* Dataset content
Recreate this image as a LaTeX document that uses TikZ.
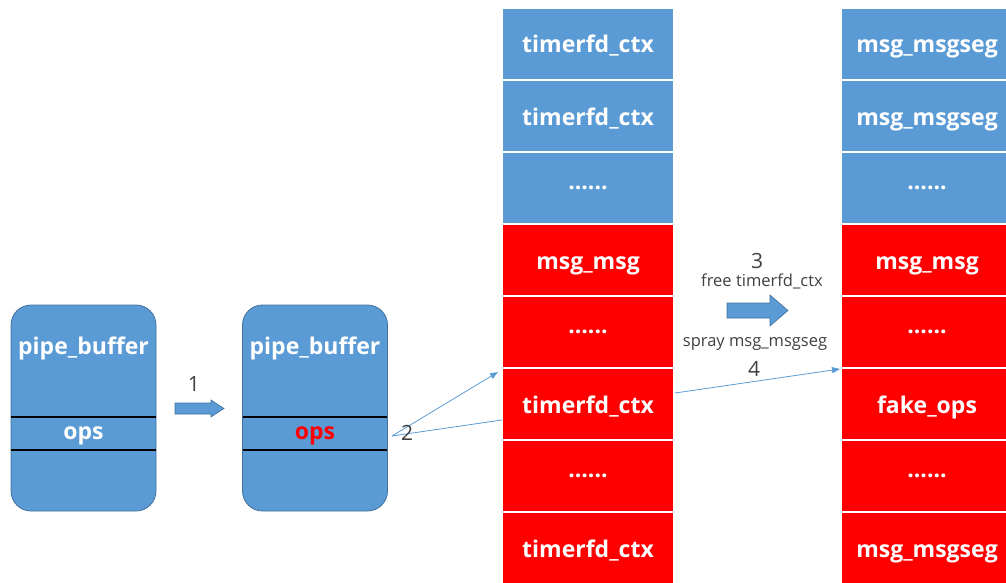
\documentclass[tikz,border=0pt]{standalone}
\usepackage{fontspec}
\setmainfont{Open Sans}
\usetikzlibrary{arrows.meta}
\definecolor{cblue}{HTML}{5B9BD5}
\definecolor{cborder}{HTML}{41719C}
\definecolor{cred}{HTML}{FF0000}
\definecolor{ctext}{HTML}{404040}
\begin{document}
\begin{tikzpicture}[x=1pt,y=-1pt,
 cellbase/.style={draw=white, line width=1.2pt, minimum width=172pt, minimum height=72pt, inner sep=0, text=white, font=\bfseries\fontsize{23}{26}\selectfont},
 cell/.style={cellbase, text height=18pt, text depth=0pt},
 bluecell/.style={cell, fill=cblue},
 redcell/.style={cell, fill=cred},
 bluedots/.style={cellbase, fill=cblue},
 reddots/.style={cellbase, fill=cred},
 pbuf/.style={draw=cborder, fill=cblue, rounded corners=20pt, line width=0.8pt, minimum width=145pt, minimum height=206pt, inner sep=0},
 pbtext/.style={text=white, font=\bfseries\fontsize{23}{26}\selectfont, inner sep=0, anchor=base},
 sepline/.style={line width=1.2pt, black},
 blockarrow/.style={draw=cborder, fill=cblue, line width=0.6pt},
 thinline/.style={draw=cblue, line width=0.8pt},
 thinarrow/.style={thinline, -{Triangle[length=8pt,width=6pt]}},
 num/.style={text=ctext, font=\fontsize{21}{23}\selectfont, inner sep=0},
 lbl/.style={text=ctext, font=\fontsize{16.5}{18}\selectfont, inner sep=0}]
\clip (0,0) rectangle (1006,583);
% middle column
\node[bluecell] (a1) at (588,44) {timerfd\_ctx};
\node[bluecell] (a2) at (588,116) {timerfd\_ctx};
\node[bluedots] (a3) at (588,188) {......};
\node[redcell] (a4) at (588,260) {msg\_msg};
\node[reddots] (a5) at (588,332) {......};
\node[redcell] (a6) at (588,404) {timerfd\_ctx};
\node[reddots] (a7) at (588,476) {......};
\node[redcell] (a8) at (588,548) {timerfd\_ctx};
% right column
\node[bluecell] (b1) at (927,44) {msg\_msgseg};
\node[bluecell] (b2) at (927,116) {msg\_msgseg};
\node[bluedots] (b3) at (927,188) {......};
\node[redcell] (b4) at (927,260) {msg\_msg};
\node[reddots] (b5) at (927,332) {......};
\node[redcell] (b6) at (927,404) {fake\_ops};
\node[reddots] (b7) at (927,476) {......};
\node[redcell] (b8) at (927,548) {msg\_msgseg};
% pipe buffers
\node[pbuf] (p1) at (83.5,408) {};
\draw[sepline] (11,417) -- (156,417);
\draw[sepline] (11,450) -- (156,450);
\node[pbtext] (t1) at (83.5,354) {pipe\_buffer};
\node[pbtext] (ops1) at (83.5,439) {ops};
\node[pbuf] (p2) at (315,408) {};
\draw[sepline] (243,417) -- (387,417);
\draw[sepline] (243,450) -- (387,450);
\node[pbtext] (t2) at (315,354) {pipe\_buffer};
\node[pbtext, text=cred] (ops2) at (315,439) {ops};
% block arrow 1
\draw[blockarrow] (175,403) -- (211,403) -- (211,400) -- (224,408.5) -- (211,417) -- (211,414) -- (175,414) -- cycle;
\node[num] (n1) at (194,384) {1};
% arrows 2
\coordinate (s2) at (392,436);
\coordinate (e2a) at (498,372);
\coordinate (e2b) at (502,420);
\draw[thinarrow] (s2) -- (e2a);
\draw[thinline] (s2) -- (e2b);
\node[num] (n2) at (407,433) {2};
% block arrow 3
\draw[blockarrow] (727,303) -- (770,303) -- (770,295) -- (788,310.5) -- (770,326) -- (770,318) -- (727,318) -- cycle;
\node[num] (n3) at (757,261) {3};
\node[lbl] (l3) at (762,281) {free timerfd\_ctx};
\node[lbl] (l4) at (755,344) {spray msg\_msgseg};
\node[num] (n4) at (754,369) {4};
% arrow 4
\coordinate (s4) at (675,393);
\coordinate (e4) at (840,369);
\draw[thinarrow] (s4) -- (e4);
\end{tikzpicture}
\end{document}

* What to produce
Copy every line of the data word for word, omitting the images.

* Output below
Recreate this image as a LaTeX document that uses TikZ.
\documentclass[tikz,border=0pt]{standalone}
\usepackage{fontspec}
\setmainfont{Open Sans}
\usetikzlibrary{arrows.meta}
\definecolor{cblue}{HTML}{5B9BD5}
\definecolor{cborder}{HTML}{41719C}
\definecolor{cred}{HTML}{FF0000}
\definecolor{ctext}{HTML}{404040}
\begin{document}
\begin{tikzpicture}[x=1pt,y=-1pt,
 cellbase/.style={draw=white, line width=1.2pt, minimum width=172pt, minimum height=72pt, inner sep=0, text=white, font=\bfseries\fontsize{23}{26}\selectfont},
 cell/.style={cellbase, text height=18pt, text depth=0pt},
 bluecell/.style={cell, fill=cblue},
 redcell/.style={cell, fill=cred},
 bluedots/.style={cellbase, fill=cblue},
 reddots/.style={cellbase, fill=cred},
 pbuf/.style={draw=cborder, fill=cblue, rounded corners=20pt, line width=0.8pt, minimum width=145pt, minimum height=206pt, inner sep=0},
 pbtext/.style={text=white, font=\bfseries\fontsize{23}{26}\selectfont, inner sep=0, anchor=base},
 sepline/.style={line width=1.2pt, black},
 blockarrow/.style={draw=cborder, fill=cblue, line width=0.6pt},
 thinline/.style={draw=cblue, line width=0.8pt},
 thinarrow/.style={thinline, -{Triangle[length=8pt,width=6pt]}},
 num/.style={text=ctext, font=\fontsize{21}{23}\selectfont, inner sep=0},
 lbl/.style={text=ctext, font=\fontsize{16.5}{18}\selectfont, inner sep=0}]
\clip (0,0) rectangle (1006,583);
% middle column
\node[bluecell] (a1) at (588,44) {timerfd\_ctx};
\node[bluecell] (a2) at (588,116) {timerfd\_ctx};
\node[bluedots] (a3) at (588,188) {......};
\node[redcell] (a4) at (588,260) {msg\_msg};
\node[reddots] (a5) at (588,332) {......};
\node[redcell] (a6) at (588,404) {timerfd\_ctx};
\node[reddots] (a7) at (588,476) {......};
\node[redcell] (a8) at (588,548) {timerfd\_ctx};
% right column
\node[bluecell] (b1) at (927,44) {msg\_msgseg};
\node[bluecell] (b2) at (927,116) {msg\_msgseg};
\node[bluedots] (b3) at (927,188) {......};
\node[redcell] (b4) at (927,260) {msg\_msg};
\node[reddots] (b5) at (927,332) {......};
\node[redcell] (b6) at (927,404) {fake\_ops};
\node[reddots] (b7) at (927,476) {......};
\node[redcell] (b8) at (927,548) {msg\_msgseg};
% pipe buffers
\node[pbuf] (p1) at (83.5,408) {};
\draw[sepline] (11,417) -- (156,417);
\draw[sepline] (11,450) -- (156,450);
\node[pbtext] (t1) at (83.5,354) {pipe\_buffer};
\node[pbtext] (ops1) at (83.5,439) {ops};
\node[pbuf] (p2) at (315,408) {};
\draw[sepline] (243,417) -- (387,417);
\draw[sepline] (243,450) -- (387,450);
\node[pbtext] (t2) at (315,354) {pipe\_buffer};
\node[pbtext, text=cred] (ops2) at (315,439) {ops};
% block arrow 1
\draw[blockarrow] (175,403) -- (211,403) -- (211,400) -- (224,408.5) -- (211,417) -- (211,414) -- (175,414) -- cycle;
\node[num] (n1) at (194,384) {1};
% arrows 2
\coordinate (s2) at (392,436);
\coordinate (e2a) at (498,372);
\coordinate (e2b) at (502,420);
\draw[thinarrow] (s2) -- (e2a);
\draw[thinline] (s2) -- (e2b);
\node[num] (n2) at (407,433) {2};
% block arrow 3
\draw[blockarrow] (727,303) -- (770,303) -- (770,295) -- (788,310.5) -- (770,326) -- (770,318) -- (727,318) -- cycle;
\node[num] (n3) at (757,261) {3};
\node[lbl] (l3) at (762,281) {free timerfd\_ctx};
\node[lbl] (l4) at (755,344) {spray msg\_msgseg};
\node[num] (n4) at (754,369) {4};
% arrow 4
\coordinate (s4) at (675,393);
\coordinate (e4) at (840,369);
\draw[thinarrow] (s4) -- (e4);
\end{tikzpicture}
\end{document}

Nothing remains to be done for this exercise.